┌────────

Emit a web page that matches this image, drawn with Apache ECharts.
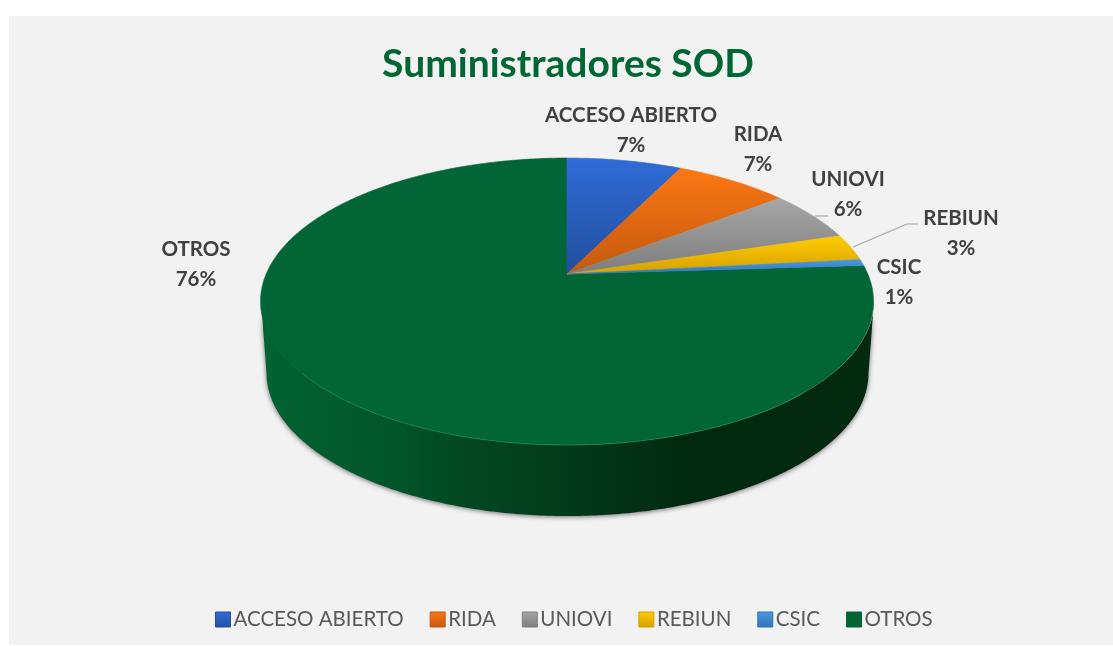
<!DOCTYPE html>
<html>
<head>
<meta charset="utf-8">
<style>html,body{margin:0;padding:0;background:#fff}#c{width:1113px;height:646px}</style>
<script src="https://cdn.jsdelivr.net/npm/echarts@6/dist/echarts.min.js"></script>
</head>
<body>
<div id="c"></div>
<script>
var categories = ['ACCESO ABIERTO', 'RIDA', 'UNIOVI', 'REBIUN', 'CSIC', 'OTROS'];
var values = [7.3, 7.2, 5.8, 3.0, 0.7, 76.0];
var topColors = ['#2f6cd8', '#fc7713', '#a6a6a6', '#ffcc00', '#4a9ae2', '#026535'];
var bottomColors = ['#234f9e', '#c4590f', '#7d7d7d', '#d69f00', '#2f74b5', '#026535'];
var labelCenters = [[631, 130], [758, 149], [848, 194], [961, 233], [899, 282], [196, 264]];
var leaderLines = [null, null, [[815, 216], [828, 216]], [[853, 247], [907, 224], [918, 224]], null, null];

var apex = [567, 274], A = 138.2, C = 0.1916, RX = 300.8;
var total = values.reduce(function (a, b) { return a + b; }, 0);

function topPt(phi) {
  var u = Math.sin(phi), v = Math.cos(phi), d = 1 + C * v;
  return [apex[0] + RX * u / d, apex[1] - A * v / d];
}
function wallTop(t) { return [567.5 + 306.5 * Math.cos(t), 301.5 + 143.5 * Math.sin(t)]; }
function wallBottom(t) { return [567.5 + 301 * Math.cos(t), 373 + 143 * Math.sin(t)]; }

function renderSlice(params, api) {
  var i = params.seriesIndex;
  var start = 0;
  for (var k = 0; k < i; k++) start += values[k];
  var a0 = start / total * 2 * Math.PI, a1 = (start + api.value(0)) / total * 2 * Math.PI;
  var pts = [apex], n = Math.max(4, Math.ceil((a1 - a0) * 60));
  for (var s = 0; s <= n; s++) pts.push(topPt(a0 + (a1 - a0) * s / n));
  var ys = pts.map(function (p) { return p[1]; });
  var fill = new echarts.graphic.LinearGradient(0, Math.min.apply(null, ys), 0, Math.max.apply(null, ys),
    [{ offset: 0, color: topColors[i] }, { offset: 1, color: bottomColors[i] }], true);
  var children = [];

  // Front wall: the visible lower half of the disc, drawn by the slice that faces the viewer
  var frontStart = Math.PI * 0.5 + 0.19, frontEnd = Math.PI * 1.5 - 0.19;
  var faces = Math.min(a1, frontEnd) > Math.max(a0, frontStart);
  if (faces) {
    var up = [], down = [], m = 240;
    for (var j = 0; j <= m; j++) {
      var t = Math.PI * j / m;
      up.push(wallTop(t));
      down.unshift(wallBottom(t));
    }
    children.push({
      type: 'polygon', shape: { points: up.concat(down) },
      style: {
        fill: new echarts.graphic.LinearGradient(262, 0, 872, 0, [
          { offset: 0, color: '#026331' }, { offset: 0.22, color: '#02542a' },
          { offset: 0.36, color: '#034520' }, { offset: 0.5, color: '#033a1b' },
          { offset: 0.63, color: '#022f15' }, { offset: 0.7, color: '#00290f' },
          { offset: 1, color: '#03290f' }], true),
        shadowBlur: 5, shadowColor: 'rgba(0,0,0,0.55)', shadowOffsetY: 1
      }
    });
  }
  children.push({
    type: 'polygon', shape: { points: pts },
    style: { fill: fill, stroke: fill, lineWidth: 0.6 }
  });
  if (faces) {
    var rim = [];
    for (var r = 40; r <= 150; r++) rim.push(wallTop(Math.PI * r / 180));
    children.push({
      type: 'polyline', shape: { points: rim },
      style: { fill: null, stroke: 'rgba(40,150,90,0.55)', lineWidth: 1 }
    });
  }
  if (leaderLines[i]) {
    children.push({
      type: 'polyline', shape: { points: leaderLines[i] },
      style: { fill: null, stroke: '#a6a6a6', lineWidth: 1.2 }
    });
  }
  children.push({
    type: 'text',
    style: {
      x: labelCenters[i][0], y: labelCenters[i][1],
      text: categories[i] + '\n' + Math.round(api.value(0) / total * 100) + '%',
      align: 'center', verticalAlign: 'middle', lineHeight: 30,
      fontFamily: 'Lato', fontWeight: 'bold', fontSize: 20.5, fill: '#404040'
    }
  });
  return { type: 'group', children: children };
}

var option = {
  animation: false,
  backgroundColor: '#ffffff',
  graphic: [{
    type: 'rect', z: -10, silent: true,
    shape: { x: 9, y: 16, width: 1104, height: 629 },
    style: { fill: '#f2f2f2' }
  }],
  title: {
    text: 'Suministradores SOD', left: 563, top: 40, textAlign: 'center',
    textStyle: { fontFamily: 'Lato', fontWeight: 'bold', fontSize: 39, color: '#006633' }
  },
  legend: {
    left: 210, top: 604, itemWidth: 15, itemHeight: 15, itemGap: 26, icon: 'rect',
    textStyle: { fontFamily: 'Lato', fontSize: 20.5, color: '#595959', padding: [0, 0, 0, -2] },
    data: categories.map(function (name, i) {
      return {
        name: name,
        itemStyle: {
          color: new echarts.graphic.LinearGradient(0, 0, 0, 1, [
            { offset: 0, color: topColors[i] }, { offset: 1, color: bottomColors[i] }]),
          borderColor: bottomColors[i], borderWidth: 1
        }
      };
    })
  },
  series: categories.map(function (name, i) {
    return {
      type: 'custom', name: name, coordinateSystem: 'none',
      silent: true, z: i === 5 ? 2 : 3,
      itemStyle: { color: topColors[i] },
      data: [[values[i]]],
      renderItem: renderSlice
    };
  })
};
echarts.init(document.getElementById('c')).setOption(option);
</script>
</body>
</html>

└────────

How many lines of the listing above include the word "that"? Reply with the number alone.

REPLY:
2